A social media post from D.C. Commissioner Vince Van called out some community organizations after the violent weekend. He claims he didn’t see the outcry he expected from the community after a 7-year-old was shot. He’s flustered with the violence and what he calls lack of consistency in community uproar.
“We got to show that same energy to crime in our own communities. Everyone has to be held accountable,” Van said.
WUSA9 asked him why he’s calling out certain organizations
“If you want to claim to be a banner organization for Black lives within the District, you have to make sure that you are addressing critical issues outside of just the police brutality. Critical issues that are impacting, affecting Black lives here in the District,” Van added.
April Goggans with Black Lives Matter D.C. said last weekend, their attention was not on social media.
“We're in the middle of helping five families who've lost people over the last two weeks in D.C. Putting together, paying for funerals and burials and holding repasses, and taking off work to be able to do those things,” Goggans said.
They’re two leaders, with two very different approaches on how to combat the real issue: How do we get guns off our streets? And how do we protect the minds of the children living in these communities?

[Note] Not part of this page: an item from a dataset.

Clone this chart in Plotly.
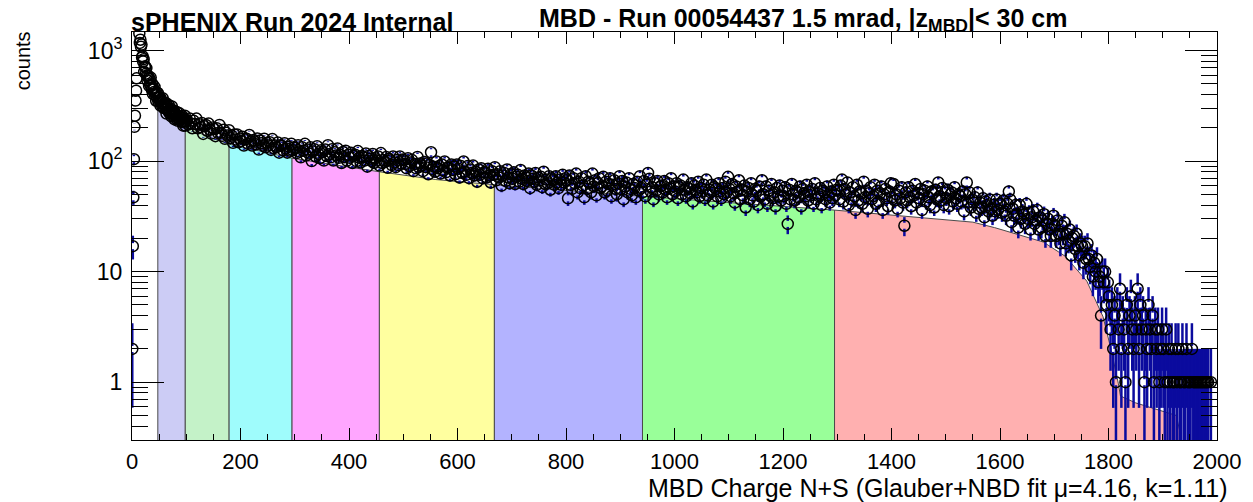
import numpy as np
import plotly.graph_objects as go

# ---------------- data ----------------
# very first bins (width 1, x = 0 .. 10): threshold rise
rise_x = [0.5, 1.5, 2.5, 3.5, 4.5, 5.5, 6.5, 7.5, 8.5, 9.5]
rise_counts = [2, 17, 47, 104, 204, 257, 352, 433, 560, 2100]

# bins of width 1 from 10 to 100
fine_start, fine_width = 10, 1
fine_counts = [
    2060, 1710, 1744, 1421, 1170, 1251, 1080, 1130, 865, 887,
    795, 835, 641, 717, 714, 616, 693, 596, 535, 593,
    564, 478, 553, 488, 569, 478, 443, 497, 405, 453,
    422, 468, 393, 410, 351, 416, 373, 413, 347, 374,
    355, 378, 317, 354, 356, 317, 370, 326, 302, 331,
    320, 300, 335, 269, 318, 299, 287, 322, 273, 293,
    278, 298, 254, 312, 260, 274, 264, 285, 238, 272,
    264, 242, 278, 250, 231, 256, 237, 270, 238, 253,
    246, 225, 256, 228, 209, 244, 228, 257, 209, 228,
]

# bins of width 2.5 from 100 to 2000 (40 bins per 100 units)
main_start, main_width = 100, 2.5
main_counts = [
    # 100-200
    234, 214, 243, 218, 198, 231, 216, 242, 198, 215, 203, 221, 176, 206, 212, 188, 218, 192, 177, 201,
    195, 168, 198, 179, 212, 180, 169, 192, 159, 180, 170, 190, 161, 170, 146, 174, 157, 174, 148, 160,
    # 200-300
    152, 166, 138, 157, 159, 143, 172, 150, 138, 155, 150, 142, 160, 127, 153, 145, 138, 159, 133, 146,
    138, 148, 126, 158, 131, 138, 133, 147, 119, 139, 137, 125, 145, 130, 119, 135, 124, 143, 125, 133,
    # 300-400
    131, 118, 139, 122, 108, 133, 124, 143, 112, 127, 117, 133, 100, 122, 128, 110, 136, 116, 106, 125,
    120, 101, 127, 111, 139, 115, 108, 128, 101, 120, 112, 130, 107, 114, 96, 121, 108, 124, 101, 114,
    # 400-500
    107, 119, 96, 111, 114, 100, 123, 107, 97, 111, 108, 101, 117, 89, 111, 105, 100, 116, 96, 106,
    101, 110, 91, 118, 96, 102, 98, 109, 87, 105, 101, 92, 110, 97, 88, 102, 92, 110, 95, 103,
    # 500-600
    102, 94, 86, 106, 90, 97, 102, 81, 94, 86, 109, 88, 95, 91, 81, 98, 88, 95, 76, 92,
    120, 84, 89, 80, 99, 86, 90, 77, 93, 82, 99, 79, 87, 88, 74, 93, 83, 89, 76, 93,
    # 600-700
    85, 71, 90, 78, 99, 80, 75, 90, 70, 84, 78, 91, 74, 80, 65, 84, 75, 86, 70, 79,
    79, 71, 85, 74, 64, 81, 75, 88, 67, 76, 71, 81, 60, 74, 78, 66, 84, 71, 63, 76,
    # 700-800
    69, 79, 62, 72, 75, 65, 83, 69, 62, 74, 71, 66, 77, 57, 74, 69, 65, 78, 61, 71,
    67, 72, 58, 80, 62, 68, 63, 73, 55, 70, 67, 61, 73, 64, 57, 68, 61, 75, 64, 70,
    # 800-900
    67, 46, 74, 61, 56, 70, 63, 77, 52, 65, 57, 70, 60, 47, 73, 56, 65, 63, 52, 77,
    59, 67, 49, 63, 70, 57, 59, 72, 52, 65, 54, 62, 70, 48, 61, 67, 56, 50, 63, 73,
    # 900-1000
    56, 66, 45, 59, 64, 52, 70, 56, 49, 62, 57, 47, 65, 54, 73, 57, 52, 66, 48, 61,
    78, 69, 53, 58, 45, 63, 54, 66, 50, 59, 60, 52, 66, 55, 47, 63, 57, 70, 50, 59,
    # 1000-1100
    53, 63, 46, 58, 60, 50, 68, 55, 48, 58, 56, 51, 63, 43, 60, 55, 52, 65, 48, 57,
    53, 61, 46, 68, 49, 55, 52, 61, 43, 58, 56, 48, 63, 53, 46, 57, 50, 65, 52, 72,
    # 1100-1200
    56, 48, 62, 51, 42, 59, 53, 67, 45, 55, 49, 60, 38, 53, 57, 45, 63, 49, 43, 56,
    54, 40, 59, 48, 67, 50, 45, 59, 41, 54, 49, 62, 46, 52, 39, 57, 48, 60, 44, 54,
    # 1200-1300
    48, 58, 41, 27, 55, 45, 62, 50, 44, 54, 52, 47, 59, 39, 56, 51, 48, 61, 44, 53,
    49, 56, 41, 63, 45, 51, 48, 57, 40, 54, 52, 45, 59, 49, 42, 53, 46, 61, 49, 55,
    # 1300-1400
    54, 45, 60, 68, 43, 56, 50, 64, 40, 52, 45, 58, 48, 36, 61, 44, 53, 51, 41, 65,
    47, 54, 37, 51, 58, 45, 48, 61, 41, 54, 43, 51, 59, 36, 50, 56, 46, 39, 53, 63,
    # 1400-1500
    47, 62, 44, 50, 37, 54, 46, 58, 42, 26, 52, 44, 58, 47, 39, 54, 49, 62, 42, 51,
    46, 56, 36, 50, 54, 43, 59, 47, 40, 53, 51, 38, 55, 45, 64, 48, 44, 57, 40, 52,
    # 1500-1600
    46, 55, 39, 50, 52, 43, 58, 46, 41, 50, 48, 43, 53, 35, 50, 64, 42, 52, 38, 45,
    42, 47, 34, 52, 37, 42, 38, 46, 31, 43, 40, 35, 45, 37, 32, 40, 35, 45, 36, 41,
    # 1600-1700
    41, 34, 44, 35, 32, 41, 53, 45, 28, 37, 32, 40, 33, 25, 40, 30, 35, 33, 27, 41,
    30, 34, 24, 31, 35, 27, 29, 36, 24, 31, 25, 29, 33, 21, 27, 30, 24, 21, 27, 32,
    # 1700-1800
    26, 21, 29, 22, 18, 26, 22, 28, 18, 22, 19, 24, 14, 20, 21, 16, 22, 17, 14, 18,
    17, 12, 17, 13, 18, 13, 11, 14, 9, 12, 10, 13, 8, 9, 4, 10, 8, 10, 5, 8,
    # 1800-1900
    6, 3, 5, 2, 4, 1, 5, 3, 7, 2, 4, 3, 1, 5, 2, 4, 6, 3, 2, 4,
    3, 7, 2, 5, 3, 4, 1, 3, 2, 5, 3, 2, 4, 1, 3, 2, 3, 1, 2, 3,
    # 1900-2000
    2, 1, 3, 1, 2, 1, 2, 1, 1, 2, 1, 2, 1, 1, 2, 1, 1, 2, 1, 1,
    1, 2, 1, 1, 1, 1, 1, 1, 1, 1, 1, 1, 1, 1, 0, 1, 0, 0, 0, 0,
]

fit_x = [47.6, 60, 75, 98.2, 130, 179, 230, 295, 370, 456, 560, 668, 800, 941,
         1100, 1295, 1450, 1550, 1590, 1620, 1680, 1720, 1760, 1790, 1805, 1818,
         1822, 1850, 1900, 1925, 1932]
fit_y = [344, 300, 262, 216, 174, 142, 124, 106, 93, 80, 68, 61, 54, 48,
         42, 36, 31, 28, 25, 22.5, 18.5, 13.8, 8.2, 3.9, 1.95, 0.98,
         0.75, 0.65, 0.55, 0.5, 0.35]

# centrality class boundaries and colours
class_edges = [47.6, 98.2, 179, 295, 456, 668, 941, 1295, 1932]
class_colors = ["#ccccf5", "#c4f2c8", "#9ffcfc", "#ffa6ff",
                "#ffff9f", "#b3b3ff", "#99ff99", "#ffb0b0"]

x_ticks = [0, 200, 400, 600, 800, 1000, 1200, 1400, 1600, 1800, 2000]
y_ticks = [1, 10, 100, 1000]
y_ticktext = ["1", "10", "10<sup>2</sup>", "10<sup>3</sup>"]
y_minor = [0.3, 0.4, 0.5, 0.6, 0.7, 0.8, 0.9,
           2, 3, 4, 5, 6, 7, 8, 9,
           20, 30, 40, 50, 60, 70, 80, 90,
           200, 300, 400, 500, 600, 700, 800, 900]

title_left = "sPHENIX Run 2024 Internal"
title_right = "MBD - Run 00054437 1.5 mrad, |z<sub>MBD</sub>|< 30 cm"
x_title = "MBD Charge N+S (Glauber+NBD fit \u03bc=4.16, k=1.11)"
y_title = "counts"

# ---------------- layout constants ----------------
W, H = 1253, 502
ML, MR, MT, MB = 132, 28, 32, 62
Y_RANGE = [np.log10(0.3), np.log10(1469)]
MARKER_SIZE = 11
BAR_GAP_PX = 3.0   # half gap left in the error bar around each marker

# ---------------- build points ----------------
fine_x = [fine_start + fine_width * (i + 0.5) for i in range(len(fine_counts))]
main_x = [main_start + main_width * (i + 0.5) for i in range(len(main_counts))]
all_x = np.array(rise_x + fine_x + main_x, dtype=float)
all_y = np.array(rise_counts + fine_counts + main_counts, dtype=float)
keep = all_y > 0
all_x, all_y = all_x[keep], all_y[keep]
all_err = np.sqrt(all_y)

# ROOT leaves a gap in the error bar where the marker is drawn
px_per_decade = (H - MT - MB) / (Y_RANGE[1] - Y_RANGE[0])
k = 10 ** (BAR_GAP_PX / px_per_decade)
ex, ey = [], []
for x, y, e in zip(all_x, all_y, all_err):
    hi, lo = y + e, y - e
    if hi > y * k:
        ex += [x, x, None]
        ey += [y * k, hi, None]
    lo_v = lo if lo > 0 else 1e-3
    if lo_v < y / k:
        ex += [x, x, None]
        ey += [lo_v, y / k, None]

FONT = "Liberation Sans, Arial, Helvetica, sans-serif"
fig = go.Figure()

# filled centrality classes under the fit
fx = np.array(fit_x)
fy = np.array(fit_y)
floor = 0.01
for i, col in enumerate(class_colors):
    a, b = class_edges[i], class_edges[i + 1]
    m = (fx >= a - 1e-9) & (fx <= b + 1e-9)
    px = list(fx[m]) + [b, a, a]
    py = list(fy[m]) + [floor, floor, fy[m][0]]
    fig.add_trace(go.Scatter(x=px, y=py, mode="lines", fill="toself",
                             fillcolor=col, line=dict(color="#4a4a4a", width=1),
                             hoverinfo="skip", showlegend=False))

# statistical error bars (outside the markers)
fig.add_trace(go.Scatter(x=ex, y=ey, mode="lines",
                         line=dict(color="#0b0b9e", width=2.5),
                         hoverinfo="skip", showlegend=False))

# data histogram
fig.add_trace(go.Scatter(
    x=all_x, y=all_y, mode="markers",
    marker=dict(symbol="circle-open", size=MARKER_SIZE, color="black",
                line=dict(width=1.5, color="black")),
    showlegend=False))

fig.update_layout(
    width=W, height=H, autosize=False,
    margin=dict(l=ML, r=MR, t=MT, b=MB, pad=0),
    paper_bgcolor="white", plot_bgcolor="white",
    font=dict(family=FONT, color="black", size=22),
    showlegend=False,
)
fig.update_xaxes(
    range=[0, 2000], tickvals=x_ticks, ticks="inside", ticklen=12, tickwidth=1,
    tickcolor="black", showline=True, linecolor="black", linewidth=1, mirror="ticks",
    showgrid=False, zeroline=False, tickfont=dict(size=22, family=FONT),
    ticklabelstandoff=2,
    minor=dict(dtick=50, tick0=0, ticks="inside", ticklen=6, tickcolor="black", showgrid=False),
)
fig.update_yaxes(
    type="log", range=Y_RANGE, tickvals=y_ticks, ticktext=y_ticktext,
    ticks="inside", ticklen=32, tickwidth=1, tickcolor="black",
    showline=True, linecolor="black", linewidth=1, mirror="ticks",
    showgrid=False, zeroline=False, tickfont=dict(size=23, family=FONT),
    ticklabelstandoff=4,
    minor=dict(tickmode="array", tickvals=y_minor, ticks="inside", ticklen=16,
               tickcolor="black", showgrid=False),
)

fig.add_annotation(text="<b>" + title_left + "</b>", xref="paper", yref="paper",
                   x=0, y=1, xanchor="left", yanchor="bottom", xshift=-3, yshift=-6,
                   showarrow=False, font=dict(size=25, family=FONT))
fig.add_annotation(text="<b>" + title_right + "</b>", xref="paper", yref="paper",
                   x=(540 - ML) / (W - ML - MR), y=1, xanchor="left", yanchor="bottom", yshift=-6,
                   showarrow=False, font=dict(size=25, family=FONT))
fig.add_annotation(text=x_title, xref="paper", yref="paper", x=1.011, y=-0.118,
                   xanchor="right", yanchor="middle", showarrow=False,
                   font=dict(size=25, family=FONT))
fig.add_annotation(text=y_title, xref="paper", yref="paper", x=-0.1006, y=1,
                   xanchor="center", yanchor="top", textangle=-90, yshift=3, showarrow=False,
                   font=dict(size=20, family=FONT))

fig.write_html("out.html", config={"displayModeBar": False},
               post_script="document.body.style.margin='0';")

“We have to make sure we're finding organizations that help with mental health,” Van said.
“When there is more money for a summer crime initiative, then there is for kids to have mental health and social workers in their schools, there's a problem,” Goggans added.
Van believes the pandemic is exacerbating the challenges children living in these communities were already facing.
“One thing that people are not realizing is, school was a way for young people, especially in the cities to get away from the realities of what happens. When our babies were home for a year, and couldn't get away from it, we got to deal, with the mental health,” Van said.
Goggans said the shootings from the weekend took a toll on her personally, so, no, you didn’t see a barrage of post on their social media platforms, but that doesn’t mean their organization isn’t figuring out a way to fight the real enemy-- guns on the streets.